GRAVENHURST — You know the wheels are coming off lockdown enforcement when the police are targeting a “12-year-old” potential violator in a skateboard park.
And a free society is skating on thin ice when videos show up appearing to show a kid being pushed to the ground by a police officer.
What occurred in Gravenhurst is exactly what people were afraid would happen when the province brought in new guidelines to give police power to randomly stop people during the Ontario-wide stay-at-home order. Since those powers were backed off on, and most police services indicated they had no interest in enforcing them, no one dreamed something as ugly as this appears would still happen.
But it did at Youth Park at 275 Winewood Ave. E. on Sunday.
Perhaps the OPP didn’t get the memo? Or maybe their instructions are to still to do random stops?
Most people thought such interactions could happen on the highways or at border points. Not at a skateboard park. Not in playgrounds. And not involving police in confrontations with kids.
The video appears to show a boy on a scooter being knocked down during a conversation with an OPP officer. The audio of the incident offers some insight.
“Don’t touch me,” a youth can be heard saying. “What are you doing?”
Another young person can be heard saying “he’s 12 years old” and “we are trying to leave, man.”
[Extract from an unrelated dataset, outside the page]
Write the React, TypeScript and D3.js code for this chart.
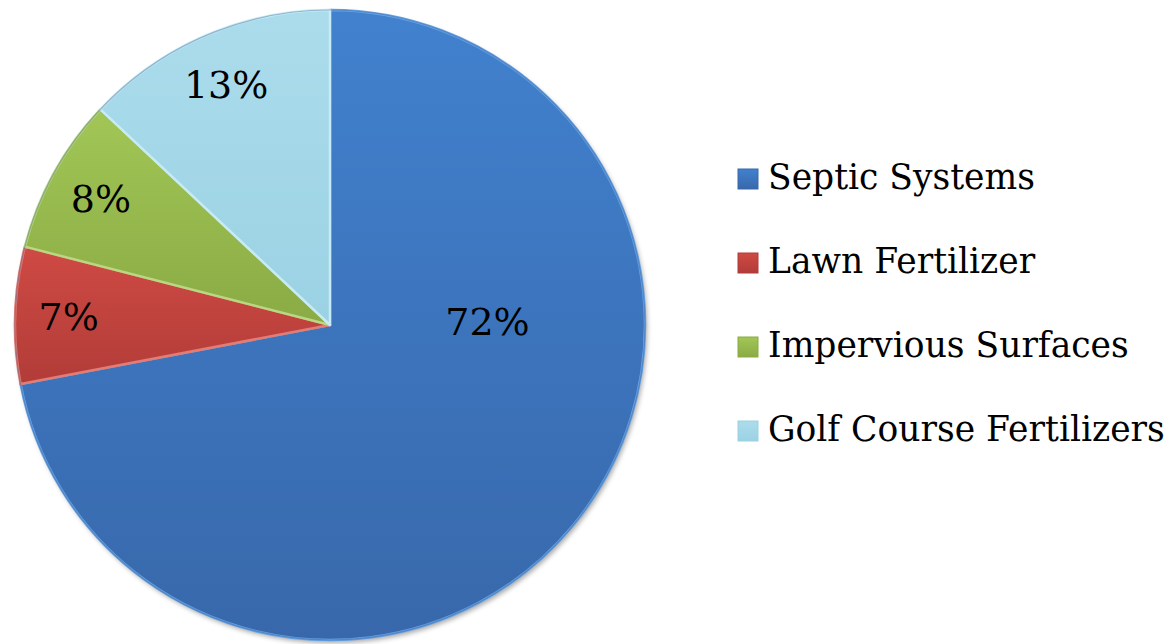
import React from "react";
import * as d3 from "d3";

const categories = ["Septic Systems", "Lawn Fertilizer", "Impervious Surfaces", "Golf Course Fertilizers"];
const values = [72, 7, 8, 13];
const labels = ["72%", "7%", "8%", "13%"];
const colorTop = ["#4181ce", "#cf4a44", "#a2c656", "#abdcec"];
const colorBottom = ["#3868ab", "#b23c38", "#8aab45", "#9bd2e3"];
const edgeColors = ["#68a4e6", "#e27c74", "#bad882", "#c6ebf6"];

const W = 1175, H = 644;
const cx = 330, cy = 325, R = 315;

export default function App() {
  const pie = d3.pie<number>().sort(null).value((d) => d)(values);
  const arc = d3.arc<d3.PieArcDatum<number>>().innerRadius(0).outerRadius(R);
  const font = "DejaVu Serif";
  const labelPos = (p: d3.PieArcDatum<number>) => {
    const mid = (p.startAngle + p.endAngle) / 2;
    const big = p.endAngle - p.startAngle > Math.PI;
    const a = big ? Math.PI / 2 - 0.02 : mid;
    const r = big ? R * 0.5 : R * 0.83;
    return [Math.sin(a) * r, -Math.cos(a) * r];
  };
  return (
    <div style={{ position: "absolute", left: 0, top: 0 }}>
      <svg width={W} height={H} style={{ display: "block", background: "#fff" }}>
        <defs>
          {values.map((_, i) => (
            <linearGradient key={i} id={`g${i}`} x1="0" y1="0" x2="0" y2="1" gradientUnits="objectBoundingBox">
              <stop offset="0" stopColor={colorTop[i]} />
              <stop offset="1" stopColor={colorBottom[i]} />
            </linearGradient>
          ))}
          <filter id="shadow" x="-10%" y="-10%" width="120%" height="120%">
            <feDropShadow dx="2" dy="3" stdDeviation="2.5" floodColor="#000" floodOpacity="0.35" />
          </filter>
        </defs>
        <g transform={`translate(${cx},${cy})`}>
          <circle r={R} fill="#3a6aae" filter="url(#shadow)" />
          {pie.map((p, i) => (
            <path key={i} d={arc(p) || ""} fill={`url(#g${i})`} stroke={edgeColors[i]} strokeWidth={2.5} strokeLinejoin="round" />
          ))}
          <circle r={R} fill="none" stroke="#2c5088" strokeOpacity={0.35} strokeWidth={1.2} />
          {pie.map((p, i) => {
            const [x, y] = labelPos(p);
            return (
              <text key={i} x={x} y={y} dy="0.35em" textAnchor="middle" fontFamily={font} fontSize={38} fill="#000">
                {labels[i]}
              </text>
            );
          })}
        </g>
        <g>
          {categories.map((c, i) => {
            const y = 189 + i * 84;
            return (
              <g key={i}>
                <rect x={738} y={y - 20} width={20} height={20} fill={`url(#g${i})`} stroke={colorBottom[i]} strokeWidth={1} />
                <text x={768} y={y} fontFamily={font} fontSize={34.5} fill="#000">{c}</text>
              </g>
            );
          })}
        </g>
      </svg>
    </div>
  );
}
The audio is believed to be one of the officers saying, “He failed to identify” and “You don’t talk to an adult like this.”
It has not been confirmed if the boy is 12, but in the video, it is clear this is a youth that is much smaller than the police officer. Whether the boy was thrown from the scooter or there is another explanation will be part of the investigation. A fair probe to gain all context from all sides of this is necessary.
OPP Commissioner Thomas Carrique has asked Peel Regional Police to conduct an investigation into the incident.
In a statement, OPP said “officers stopped to speak to a group of young people, none of whom were wearing masks or social distancing. Officers attempted to interact with the youths which led to a physical confrontation between one officer and one young person.”
The officer involved has been reassigned to administrative duties while the investigation is conducted.
“We understand the concerns being expressed by members of the public, and I want to assure everyone that the Ontario Provincial Police holds its members to the highest levels of professionalism and accountability,” Carrique said.
However this shakes out, there is a climate in Ontario that has to change. It’s too tense out there. Too angry.
People need to keep their cool.
“It is clear that police enforcing the stay-at-home order creates situations for our officers and the community none of us wish to be in,” the Ontario Provincial Police Association said in a statement. “Public trust is the foundation of effective policing and our members strive to maintain and improve that trust every day. Frustration for all is at a boiling point. Our members are under extraordinary stress, as are everyone during these trying times.”
Gravenhurst Mayor Paul Kelly said he alerted police to the video as soon as he received it Monday. He said he was pleased the OPP handed the issue over to Peel police to investigate.
“The relationship between the OPP in Gravenhurst and youth is tremendous, and I hope that doesn’t change because of this, “said Kelly.
As a former school principal, he said he understands things can happen but hopes it’s settled to everybody’s satisfaction.
In the meantime, residents of the area say children using the park had been told to disperse several times before this incident. While clearly marked as off limits at the time, signs had been torn down Sunday. “There may have been some confusion,” said Kelly.
A neighbour said the boy is a regular at the park and at the YMCA it sits next to and is not known as a troublemaker.
It’s important for authority and public servants to be reminded the people who live here are not the enemy and government is in place to serve the citizens — not the other way around.
They work for Ontarians and this is a free country where having kids on scooters or in playgrounds is a good thing. Let the kids skate. Let them play. Keep them happy because the adults are struggling through an unhappy time when the future is unclear.
In fairness to authorities, Muskoka has had 350 positive COVID cases over the pandemic and there have been cases among a few children in schools.
Law enforcement is asked to keep people away from public spaces with a view to ensuring safety and preventing virus spread. But there has to be common sense applied.
Yes, there is a battle against the coronavirus and its variants. But there is also a battle for keeping the sanity of the province together, as well. This is why getting out to the park is important for people.
This video offers a glimpse of what Ontario could look like if we allow it to skate down the path toward a dystopian state.